Organisations could consider partnering with local NGOs in Tanzania to better understand local conditions, provide sensitisation training to the organisation and its suppliers, and to provide independent monitoring of supplier compliance with good labour practices. Partnering with local industry bodies and, where appropriate, collaboration with competitors to increase market pressure for change can also be useful. Organisations should also critically reflect on how they will respond to identified cases of modern slavery, what level of support they are willing to give to suppliers to remediate issues identified, and how they will adapt their incentive packages to mitigate against supplier reliance on forced labour.

Some considerations for suppliers

Suppliers will almost inevitably be required by those subject to the MSA’s reporting requirement to give assurances that their own business and, in turn, supply chains are slavery free. For example, suppliers may be required to warrant that their business and those of their suppliers are free of modern slavery, to allow their books, employment contracts and premises to be audited, and to agree to comply with their buyer’s modern slavery policy and codes of conduct.

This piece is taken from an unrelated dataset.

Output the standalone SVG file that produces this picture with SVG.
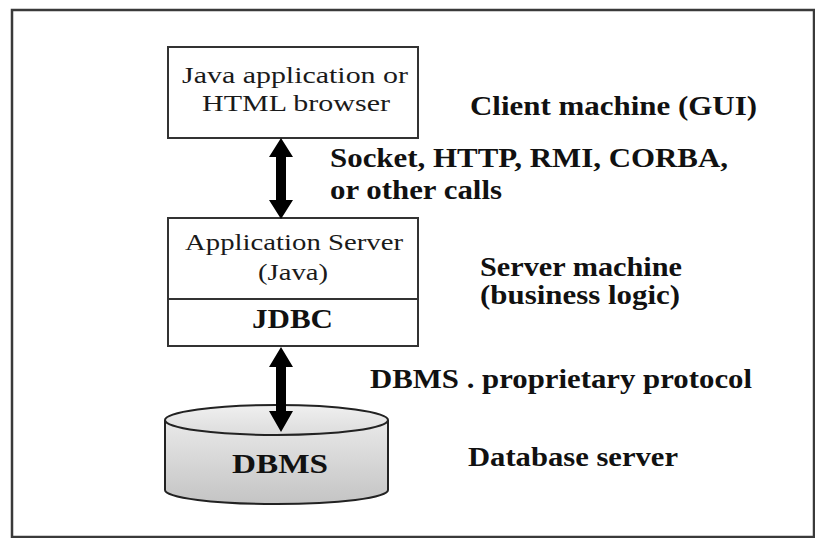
<svg xmlns="http://www.w3.org/2000/svg" width="815" height="538" viewBox="0 0 815 538">
  <style>
    .box { fill: #ffffff; stroke: #333333; stroke-width: 2; }
    .reg { font-family: "Liberation Serif", "Times New Roman", serif; font-size: 23.5px; fill: #1a1a1a; }
    .bold { font-family: "Liberation Serif", "Times New Roman", serif; font-size: 28px; font-weight: bold; fill: #111111; }
    .arrow { fill: #000000; stroke: none; }
  </style>
  <defs>
    <linearGradient id="cylSide" x1="0" y1="0" x2="0" y2="1">
      <stop offset="0" stop-color="#e9e9e9"/>
      <stop offset="1" stop-color="#c4c4c4"/>
    </linearGradient>
    <linearGradient id="cylTop" x1="0" y1="0" x2="0" y2="1">
      <stop offset="0" stop-color="#f0f0f0"/>
      <stop offset="1" stop-color="#dcdcdc"/>
    </linearGradient>
  </defs>
  <rect x="0" y="0" width="815" height="538" fill="#ffffff"/>
  <rect id="frame" x="12" y="10" width="802" height="527" fill="none" stroke="#3a3a3a" stroke-width="2.5"/>

  <g id="client">
    <rect class="box" x="168" y="47" width="250" height="91"/>
    <text class="reg" x="182" y="83" textLength="226" lengthAdjust="spacingAndGlyphs">Java application or</text>
    <text class="reg" x="202" y="111" textLength="188" lengthAdjust="spacingAndGlyphs">HTML browser</text>
  </g>

  <g id="appserver">
    <rect class="box" x="168" y="218" width="250" height="128"/>
    <line x1="168" y1="299" x2="418" y2="299" stroke="#333333" stroke-width="2"/>
    <text class="reg" x="185" y="250" textLength="218" lengthAdjust="spacingAndGlyphs">Application Server</text>
    <text class="reg" x="258" y="280" textLength="70" lengthAdjust="spacingAndGlyphs">(Java)</text>
    <text class="bold" x="252" y="328" textLength="81" lengthAdjust="spacingAndGlyphs">JDBC</text>
  </g>

  <g id="dbms">
    <path d="M165,420 L165,490 A111.5,14 0 0 0 388,490 L388,420" fill="url(#cylSide)" stroke="#222222" stroke-width="2"/>
    <ellipse cx="276.5" cy="420" rx="111.5" ry="15" fill="url(#cylTop)" stroke="#222222" stroke-width="2"/>
    <text class="bold" x="232" y="473" textLength="96" lengthAdjust="spacingAndGlyphs">DBMS</text>
  </g>

  <g id="connectors">
    <polygon class="arrow" points="281,138 293,157 286,157 286,200 293,200 281,219 269,200 276,200 276,157 269,157"/>
    <polygon class="arrow" points="281,347 293,367 286,367 286,411 293,411 281,432 269,411 276,411 276,367 269,367"/>
  </g>

  <g id="labels">
    <text class="bold" x="470" y="115" textLength="287" lengthAdjust="spacingAndGlyphs">Client machine (GUI)</text>
    <text class="bold" x="330" y="167" textLength="398" lengthAdjust="spacingAndGlyphs">Socket, HTTP, RMI, CORBA,</text>
    <text class="bold" x="330" y="199" textLength="172" lengthAdjust="spacingAndGlyphs">or other calls</text>
    <text class="bold" x="480" y="276" textLength="202" lengthAdjust="spacingAndGlyphs">Server machine</text>
    <text class="bold" x="480" y="304" textLength="200" lengthAdjust="spacingAndGlyphs">(business logic)</text>
    <text class="bold" x="370" y="388" textLength="382" lengthAdjust="spacingAndGlyphs">DBMS . proprietary protocol</text>
    <text class="bold" x="468" y="466" textLength="210" lengthAdjust="spacingAndGlyphs">Database server</text>
  </g>
</svg>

Suppliers should be realistic about what they can and cannot achieve in terms of influencing their own supply chains and should engage in an open dialogue with their buyers to ensure there is a common understanding of expectations and to seek assistance where necessary. It is important for suppliers to discuss labour related issues and how buyer demands may be driving labour exploitation down the supply chain (eg, because of unrealistic production deadlines or unfair market prices).

Where to from here?

Although the UK is leading the charge on supply chain transparency, pressure from other international jurisdictions is only likely to increase, including from the US who are considering national legislation that builds on the California Transparency in Supply Chains Act 2010, on which the MSA was based. Local and international NGOs, activist shareholders and customers are all likely to be at the forefront of policing compliance and corporate governance in this area.

Tanzania is one of many countries (including the UK) in the spotlight for labour exploitation and trafficking related issues. While the Tanzanian Government is making a concerted effort to tackle the issue locally, the MSA’s transparency in supply chains provisions should now incentivise organisations satisfying the reporting requirement to also play their part in influencing change.